The university has told its striking students they must return to class and other assignments by next week. If they don't, they will lose their financial stipends and their eligibility to teach next semester.

The students went on strike on November 9th after NYU changed its policy allowing graduate students to unionize. The strike has forced some classes to be cancelled and others to be moved off campus.



NY1’s Rebecca Spitz filed this report.

After three weeks on the picket line, NYU graduate students are defiant as ever, demanding a new contract from the school.

“We'd never have been pushed to this dramatic a turn of events if they'd just sat down and negotiated with us," NYU graduate assistant Miabi Chatterji said Tuesday.

Graduate teaching assistants went on strike November 9th to force NYU to recognize their right to bargain as part of the United Auto Workers Union, although the courts say the university doesn't have to.

Tuesday, administrators issued an ultimatum - either students stop striking by Monday or they'll lose the stipends they're paid for teaching and their eligibility to teach next semester.

"While they're on strike they're still continuing to get their stipends, they're continuing to get free tuition, they're still continuing to get 100 percent of their health care premiums paid, and yet they're declaring themselves 'on strike,'” said NYU spokesman John Beckman. “They say they're on strike, but they're holding their meetings in our campus locations, so it's a pretty odd strike."

For students whose teaching assistants walked out of class, NYU is offering options like taking classes pass/fail, dropping classes that have been affected by the walkout, or turning to one-on-one tutoring.

On Tuesday, some students were reacting to the strike better than others.

"I think the administration of the university sucks.
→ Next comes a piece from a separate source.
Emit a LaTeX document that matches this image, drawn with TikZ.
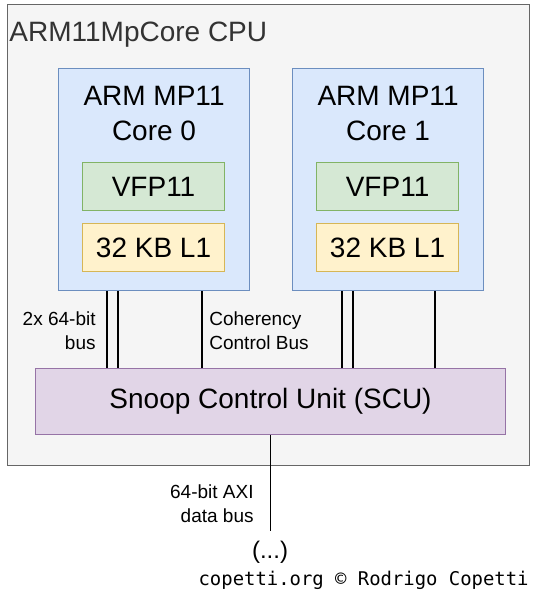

I think they're completely out of line,” said NYU senior Victoria Ellison. “I think they have so much money - they charge us so much money - and they really need to give the graduate students basic necessities to live in the city."

“It's really annoying. Kids don't want to take a class and just get a pass/fail grade if they've been putting work into the class," said NYU freshman Anders Hester.

Complaints or not, strike leaders aren't backing down.

“President Sexton and the NYU administration should know that we're not going to bow to threats from bullies about potential consequences for subsequent semesters," said NYU graduate assistant Jenny Shaw.

With the December 5th deadline looming, neither side seems to be backing down. In fact, undergraduates are sponsoring a “day of action” Wednesday, complete with a public student speak-out and a class boycott all day long.